Anonymous 0 Comments

Enron was an energy company. A lot of things went wrong with the company in complicated ways, but the main thing that destroyed them was their innovative approach to accounting.

They used something called “Mark-to-market” accounting which was legitimately used in financial organizations.

They used this to assign value and profits to things that didn’t actually had any value or made any profits.

Once people started actually looking at the books it became clear that there was a lot less money there than they claimed.

In general Enron pioneered the idea of treating energy more like financial instruments. This hist upon limits when people actually want to do things like use the energy to heat their homes and turn on the lights. A lot of things you can do with financial instruments you can’t do with megawatts and barrels of oil.

The idea that the whole point of the energy infrastructure was to maximize profits instead of providing light and heat to people, lead to blackouts when there was no real shortage and people just wanted to drive prices up. Line workers having their pensions stolen and generally business decision being made without any regard to human suffering that would be caused made the company hugely unpopular to a lot of people, but as long as they still made profits on paper the guys in charge were in the clear.

Only when it turned out that they had written anticipated earnings in their books as actual future profits that would never come into existence and that the whole thing was a house of cards did they crash.

They tried a lo of ridiculous things Weather derivative hat were basically gambling on weather it would rain. (different from buying insurance in case your big event gets rained out)
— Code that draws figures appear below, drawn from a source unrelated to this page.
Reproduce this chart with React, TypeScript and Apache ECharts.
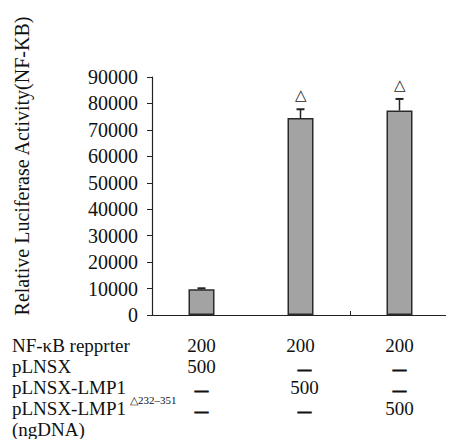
import React, { useEffect, useRef } from "react";
import * as echarts from "echarts";

const categories = ["pLNSX", "pLNSX-LMP1", "pLNSX-LMP1△232–351"];
const values = [9700, 74500, 77300];
const errors = [400, 3300, 4400];
const marks = ["", "△", "△"];
const yMin = 0;
const yMax = 90000;
const yInterval = 10000;
const yTitle = "Relative Luciferase Activity(NF-KB)";
const rowLabels = ["NF-κB repprter", "pLNSX", "pLNSX-LMP1", "pLNSX-LMP1", "(ngDNA)"];
const rowReporter = ["200", "200", "200"];
const rowPLNSX = ["500", "—", "—"];
const rowLMP1 = ["—", "500", "—"];
const rowLMP1del = ["—", "—", "500"];
const delSuperscript = "△232–351";

const FONT = "'Liberation Serif', 'Times New Roman', serif";

export default function App() {
  const ref = useRef<HTMLDivElement>(null);
  useEffect(() => {
    if (!ref.current) return;
    const chart = echarts.init(ref.current, null, { renderer: "svg" });
    const option: any = {
      animation: false,
      backgroundColor: "#ffffff",
      grid: { left: 152, right: 5, top: 77, bottom: 132, containLabel: false },
      xAxis: {
        type: "category",
        data: categories,
        boundaryGap: true,
        axisLine: { lineStyle: { color: "#222", width: 1.2 } },
        axisTick: { show: true, inside: true, length: 4, lineStyle: { color: "#222" } },
        axisLabel: { show: false },
        splitLine: { show: false },
      },
      yAxis: {
        type: "value",
        min: yMin,
        max: yMax,
        interval: yInterval,
        axisLine: { show: true, lineStyle: { color: "#222", width: 1.2 } },
        axisTick: { show: true, inside: false, length: 5, lineStyle: { color: "#222" } },
        axisLabel: {
          color: "#111",
          fontFamily: FONT,
          fontSize: 20,
          margin: 14,
          formatter: (v: number) => String(v),
        },
        splitLine: { show: false },
      },
      series: [
        {
          type: "bar",
          data: values,
          barWidth: 26,
          itemStyle: { color: "#a3a3a3", borderColor: "#2a2a2a", borderWidth: 1.5 },
          z: 2,
        },
        {
          type: "custom",
          data: values.map((v, i) => [i, v, errors[i]]),
          z: 3,
          renderItem: (params: any, api: any) => {
            const idx = api.value(0);
            const v = api.value(1);
            const e = api.value(2);
            const mark = marks[params.dataIndex];
            const base = api.coord([idx, v]);
            const top = api.coord([idx, v + e]);
            const children: any[] = [
              {
                type: "line",
                shape: { x1: base[0], y1: base[1], x2: top[0], y2: top[1] },
                style: { stroke: "#222", lineWidth: 1.5 },
              },
              {
                type: "line",
                shape: { x1: top[0] - 4, y1: top[1], x2: top[0] + 4, y2: top[1] },
                style: { stroke: "#222", lineWidth: 2 },
              },
            ];
            if (mark) {
              children.push({
                type: "text",
                x: top[0],
                y: top[1] - 14,
                style: {
                  text: mark,
                  font: `15px ${FONT}`,
                  fill: "#222",
                  textAlign: "center",
                  textVerticalAlign: "middle",
                },
              });
            }
            return { type: "group", children };
          },
        },
      ],
    };
    chart.setOption(option);

    const xs = categories.map((_, i) => chart.convertToPixel({ xAxisIndex: 0 }, i) as number);
    const rowY = [345, 366, 387, 408, 429];
    const font = `19px ${FONT}`;
    const g: any[] = [];
    g.push({
      type: "text",
      x: 22,
      y: 166,
      rotation: Math.PI / 2,
      style: {
        text: yTitle,
        font: `20px ${FONT}`,
        fill: "#111",
        textAlign: "center",
        textVerticalAlign: "middle",
      },
    });
    rowLabels.forEach((t, r) => {
      g.push({
        type: "text",
        x: 12,
        y: rowY[r],
        style: { text: t, font, fill: "#111", textAlign: "left", textVerticalAlign: "middle" },
      });
    });
    g.push({
      type: "text",
      x: 130,
      y: 400,
      style: {
        text: delSuperscript,
        font: `11px ${FONT}`,
        fill: "#111",
        textAlign: "left",
        textVerticalAlign: "middle",
      },
    });
    const rows = [rowReporter, rowPLNSX, rowLMP1, rowLMP1del];
    rows.forEach((row, r) => {
      row.forEach((t, c) => {
        const dash = t === "—";
        g.push({
          type: "text",
          x: xs[c] + (c === 1 && r > 0 ? 4 : 0),
          y: rowY[r] + (dash ? 2 : 0),
          style: dash
            ? {
                text: t,
                font: `bold 13px ${FONT}`,
                fill: "#111",
                stroke: "#111",
                lineWidth: 1.2,
                textAlign: "center",
                textVerticalAlign: "middle",
              }
            : {
                text: t,
                font,
                fill: "#111",
                textAlign: "center",
                textVerticalAlign: "middle",
              },
        });
      });
    });
    chart.setOption({ graphic: g });
    return () => chart.dispose();
  }, []);
  return <div ref={ref} style={{ width: 454, height: 447, margin: -8 }} />;
}
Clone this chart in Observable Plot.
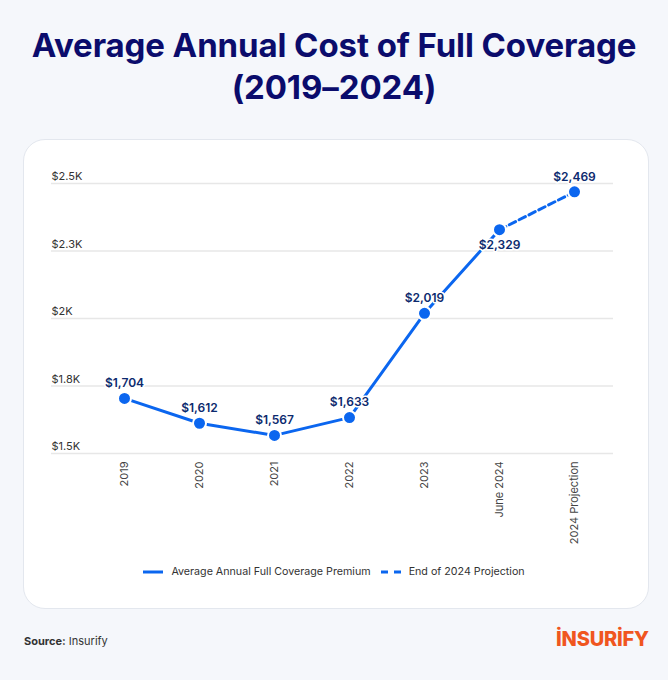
<!DOCTYPE html>
<html>
<head>
<meta charset="utf-8">
<script src="https://cdn.jsdelivr.net/npm/d3@7"></script>
<script src="https://cdn.jsdelivr.net/npm/@observablehq/plot@0.6"></script>
<style>
  html, body { margin:0; padding:0; background:#f5f7fb; }
  body { width:668px; height:680px; position:relative; overflow:hidden; font-family:"Inter", sans-serif; }
  #title { position:absolute; left:0; top:24px; width:668px; text-align:center; color:#0b0c6c;
           font-family:"Inter", sans-serif; font-weight:700; font-size:33px; line-height:42px; letter-spacing:-0.1px; margin:0; }
  #card { position:absolute; left:23px; top:139px; width:626px; height:470px; background:#fff;
          border:1px solid #e3e7ee; border-radius:22px; box-sizing:border-box; }
  #chart { position:absolute; left:0; top:150px; }
  #legend { position:absolute; left:0; top:565px; width:668px; display:flex; justify-content:center; align-items:center;
            font-size:10.7px; color:#333; gap:0; }
  #legend .item { display:flex; align-items:center; margin:0 5px; }
  #legend svg { margin-right:8px; }
  #source { position:absolute; left:24px; top:634px; font-size:11px; color:#333; }
  #logo { position:absolute; left:556px; top:627px; font-size:20px; font-weight:800; color:#f0561f; letter-spacing:-0.2px; }
</style>
</head>
<body>
<h1 id="title">Average Annual Cost of Full Coverage<br>(2019–2024)</h1>
<div id="card"></div>
<div id="chart"></div>
<div id="legend"></div>
<div id="source"><b>Source:</b> Insurify</div>
<div id="logo">İNSURİFY</div>
<script>
const categories = ["2019", "2020", "2021", "2022", "2023", "June 2024", "2024 Projection"];
const premium = [1704, 1612, 1567, 1633, 2019, 2329, 2469];
const yTicks = [1500, 1750, 2000, 2250, 2500];
const yTickLabels = ["$1.5K", "$1.8K", "$2K", "$2.3K", "$2.5K"];
const seriesNames = ["Average Annual Full Coverage Premium", "End of 2024 Projection"];

const blue = "#0b66ef";
const rows = categories.map((c, i) => ({cat: c, value: premium[i]}));
const solidRows = rows.slice(0, 6);
const projRows = rows.slice(5);
const fmt = d3.format("$,");

const chart = Plot.plot({
  width: 668,
  height: 400,
  marginTop: 33,
  marginBottom: 97,
  marginLeft: 85,
  marginRight: 55,
  style: {fontFamily: "Inter, sans-serif", background: "transparent", overflow: "visible"},
  x: {type: "point", domain: categories, padding: 0.5, label: null},
  y: {domain: [1500, 2500], label: null, axis: null},
  marks: [
    Plot.ruleY(yTicks, {stroke: "#e7e7e7", strokeWidth: 1.3, insetLeft: -34}),
    Plot.text(yTicks, {y: d => d, text: (d, i) => yTickLabels[i], frameAnchor: "left", textAnchor: "start",
      dx: -34, dy: -7, fontSize: 11, fill: "#333"}),
    Plot.axisX({tickRotate: -90, tickSize: 0, tickPadding: 8, fontSize: 11, fill: "#444", label: null}),
    Plot.line(solidRows, {x: "cat", y: "value", stroke: blue, strokeWidth: 3}),
    Plot.line(projRows, {x: "cat", y: "value", stroke: blue, strokeWidth: 3, strokeDasharray: "7,4"}),
    Plot.dot(rows, {x: "cat", y: "value", r: 6.5, fill: blue, stroke: "white", strokeWidth: 2}),
    Plot.text(rows.filter(d => d.cat !== "June 2024"), {x: "cat", y: "value", text: d => fmt(d.value), dy: -15,
      fontSize: 12, fontWeight: 600, fill: "#0c2a6e", stroke: "white", strokeWidth: 3}),
    Plot.text(rows.filter(d => d.cat === "June 2024"), {x: "cat", y: "value", text: d => fmt(d.value), dy: 15,
      fontSize: 12, fontWeight: 600, fill: "#0c2a6e", stroke: "white", strokeWidth: 3})
  ]
});
document.getElementById("chart").appendChild(chart);

const legend = document.getElementById("legend");
seriesNames.forEach((name, i) => {
  const item = document.createElement("div");
  item.className = "item";
  const sw = i === 0
    ? `<svg width="20" height="4"><line x1="0" y1="2" x2="20" y2="2" stroke="${blue}" stroke-width="3"/></svg>`
    : `<svg width="20" height="4"><line x1="0" y1="2" x2="20" y2="2" stroke="${blue}" stroke-width="3" stroke-dasharray="7,6"/></svg>`;
  item.innerHTML = sw + `<span>${name}</span>`;
  legend.appendChild(item);
});
</script>
</body>
</html>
Crazy stuff that could only fly because of the dotcom boom and all the changes that came with it.

the mark-to-market thing to invent profits that weren’t real was what brought them down though.

Anonymous 0 Comments

Basically, Enron used mark to market accounting to over inflate their profits. This is the process of counting projected future revenues from projects in today’s revenue. This by itself is not unreasonable if done correctly. Let’s say you sign a simple service contract with a client for $5 million, but it starts several months from now. You know exactly how much that contract is worth, so you can book those future profits.

However, Enron badly abused this system. They were booking future profits from projects that did not have a known value and were very difficult, if not impossible, to forecast. On top of that, they were hyper inflating those projections. They weren’t just estimating $20 million on a $19 million project… they were booking $80 million on a $5 million project.

Eventually, the lies caught up with them. You can only pull this scheme for so long before people start to notice that the actual cash coming into the business is nowhere close to what has been reported.